Becoming an American
The building is beautiful, but you can’t touch it. You can’t get near it. The only way to walk inside is to have an appointment. And then go through security. And They will check every part of you to make certain you don’t take in something dangerous, like a gun or a cell phone.
We approached the building and immediately noticed the line of people. The line stood several hundred deep. Maybe more.
It reminded me of Disney World. The line snaked back forth through lanes fabricated by adjustable ropes. Every person in it looked anxious, like they were a bit nervous about the ride they were about to get on. They each held a passport and paperwork. And like the lines at Disney, it was barely moving.

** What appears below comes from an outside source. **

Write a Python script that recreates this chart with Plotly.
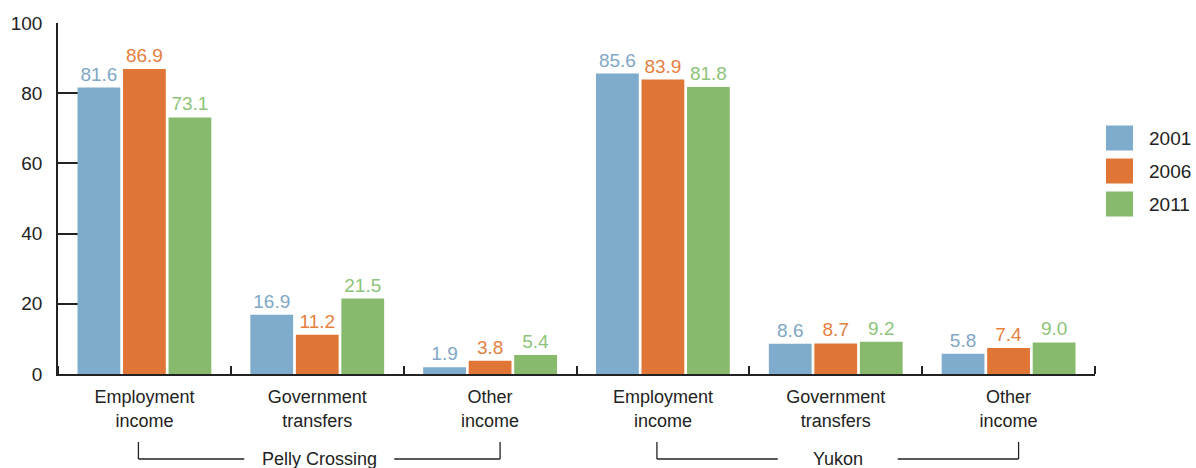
import plotly.graph_objects as go

# ---- data ----
regions = ["Pelly Crossing", "Yukon"]
income_types = ["Employment<br>income", "Government<br>transfers", "Other<br>income"]
years = ["2001", "2006", "2011"]
values_2001 = [81.6, 16.9, 1.9, 85.6, 8.6, 5.8]
values_2006 = [86.9, 11.2, 3.8, 83.9, 8.7, 7.4]
values_2011 = [73.1, 21.5, 5.4, 81.8, 9.2, 9.0]
y_ticks = [0, 20, 40, 60, 80, 100]

# ---- style ----
FONT = "Liberation Sans, Arial, sans-serif"
bar_colors = ["#7FABCC", "#E07636", "#87BA6C"]
text_colors = ["#7FA7C7", "#E5803F", "#8DC47A"]
AX = "#222222"

series = [values_2001, values_2006, values_2011]
n_cat = len(regions) * len(income_types)
x_pos = list(range(n_cat))
tick_text = [t for _ in regions for t in income_types]

fig = go.Figure()
for name, vals, c, tc in zip(years, series, bar_colors, text_colors):
    fig.add_trace(go.Bar(
        x=x_pos, y=vals, name=name,
        marker=dict(color=c, line=dict(width=0)),
        text=[f"{v:.1f}" for v in vals],
        textposition="outside",
        textfont=dict(family=FONT, size=19, color=tc),
        cliponaxis=False,
        showlegend=False,
        hoverinfo="skip",
    ))

W, H = 1196, 468
ml, mr, mt, mb = 58, 101, 23, 94
pw = W - ml - mr
ph = H - mt - mb

fig.update_layout(
    width=W, height=H,
    margin=dict(l=ml, r=mr, t=mt, b=mb, autoexpand=False),
    paper_bgcolor="white", plot_bgcolor="white",
    barmode="group", bargap=0.21, bargroupgap=0.06,
    font=dict(family=FONT, size=18, color=AX),
)
fig.update_xaxes(
    range=[-0.5, n_cat - 0.5],
    tickmode="array", tickvals=x_pos, ticktext=tick_text,
    ticks="", showline=True, linecolor=AX, linewidth=1.5,
    showgrid=False, zeroline=False,
    tickfont=dict(family=FONT, size=18, color=AX),
    ticklabelstandoff=6,
    minor=dict(tickmode="array", tickvals=[i - 0.5 for i in range(n_cat + 1)],
               ticks="inside", ticklen=8, tickwidth=1.5, tickcolor=AX, showgrid=False),
)
fig.update_yaxes(
    range=[0, 100], tickmode="array", tickvals=y_ticks,
    ticks="inside", ticklen=26, tickwidth=1.5, tickcolor=AX,
    showline=True, linecolor=AX, linewidth=1.5,
    showgrid=False, zeroline=False, layer="below traces",
    tickfont=dict(family=FONT, size=19, color=AX),
    ticklabelstandoff=10,
)

# ---- group brackets ----
def px_to_y(py):
    return (H - mb - py) / ph

def dx(px):
    return px / (pw / n_cat)

y_top = px_to_y(442)
y_line = px_to_y(459)
gap_half = [75, 60]
for gi, region in enumerate(regions):
    first = gi * len(income_types)
    last = first + len(income_types) - 1
    xl = first - dx(6)
    xr = last + dx(10)
    xc = (xl + xr) / 2
    g = dx(gap_half[gi])
    line = dict(color=AX, width=1.3)
    fig.add_shape(type="line", xref="x", yref="paper", x0=xl, x1=xl, y0=y_top, y1=y_line, line=line)
    fig.add_shape(type="line", xref="x", yref="paper", x0=xl, x1=xc - g, y0=y_line, y1=y_line, line=line)
    fig.add_shape(type="line", xref="x", yref="paper", x0=xc + g, x1=xr, y0=y_line, y1=y_line, line=line)
    fig.add_shape(type="line", xref="x", yref="paper", x0=xr, x1=xr, y0=y_line, y1=y_top, line=line)
    fig.add_annotation(x=xc, y=y_line, xref="x", yref="paper", text=region, showarrow=False,
                       font=dict(family=FONT, size=18, color=AX), xanchor="center", yanchor="middle")

# ---- legend (manual, large swatches) ----
def px_to_x(px):
    return (px - ml) / pw

for i, (name, c) in enumerate(zip(years, bar_colors)):
    cy = 138 + i * 33
    fig.add_shape(type="rect", xref="paper", yref="paper",
                  x0=px_to_x(1106), x1=px_to_x(1133),
                  y0=px_to_y(cy + 12.5), y1=px_to_y(cy - 12.5),
                  fillcolor=c, line=dict(width=0))
    fig.add_annotation(x=px_to_x(1147), y=px_to_y(cy), xref="paper", yref="paper",
                       text=name, showarrow=False, xanchor="left", yanchor="middle",
                       font=dict(family=FONT, size=19, color=AX))

fig.write_html("out.html", config={"displayModeBar": False},
               post_script="document.body.style.margin='0';document.body.style.overflow='hidden';")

There were two fences. The outer fence separated the people waiting in line from those standing on the sidewalk. The outer fence held back those who had no business there that day. The inner line fence provided a security checkpoint, holding back those who did have business.
With our own passports and paperwork in hand, we walked past them all and into a separate entrance. I felt like we were trying to get in an A-list party after the Oscars. A man wearing a hat and cargo pants checked our names on a list attached to a clipboard. Thankfully, because of the months of paperwork we had done before, we were invited, our names were on the list. And so we entered.
There isn’t much to say about the embassy appointment itself. By the time you show up, everything is done. All of the paperwork. All of the approvals.
The appointment is a formality. The proof that he is an orphan. And that we did adopt him. I wish I could show you a picture of the embassy or Sean’s big moment of asking for his visa to the U.S., but they do not allow cameras in, much less cell phones.
Today our guide will pick up Sean’s passport with the visa included. All we have to do now is come home. We have two more days here in Guangzhou, and then Saturday morning we will fly to Beijing. We are anxious to get home, to be reunited with everyone.
But we want Sean to see his country, the place of his birth. We want him to be an American and a Statton, but he will always, to some degree be Chinese, and we want him to experience all that he can of China.
Here are a few more pictures from the last few days.
A crowded pedestrian street.
Our version of urban basketball.
Although most of you have probably never heard of it, Guangzhou is a beautiful city. It is as much fun staying here as it is New York.
A friend of ours who lives here, Sarah, is a photographer. She offered to take us to a park and take some photos. Sean decided he didn’t want his photo taken. So instead he decided to try to take control of the situation.
We did manage to get a few good photos.
Amanda and Sarah walking through the park.
Our hotel (the Westin) next to the 2nd tallest building in the city and the 23rd tallest in the world.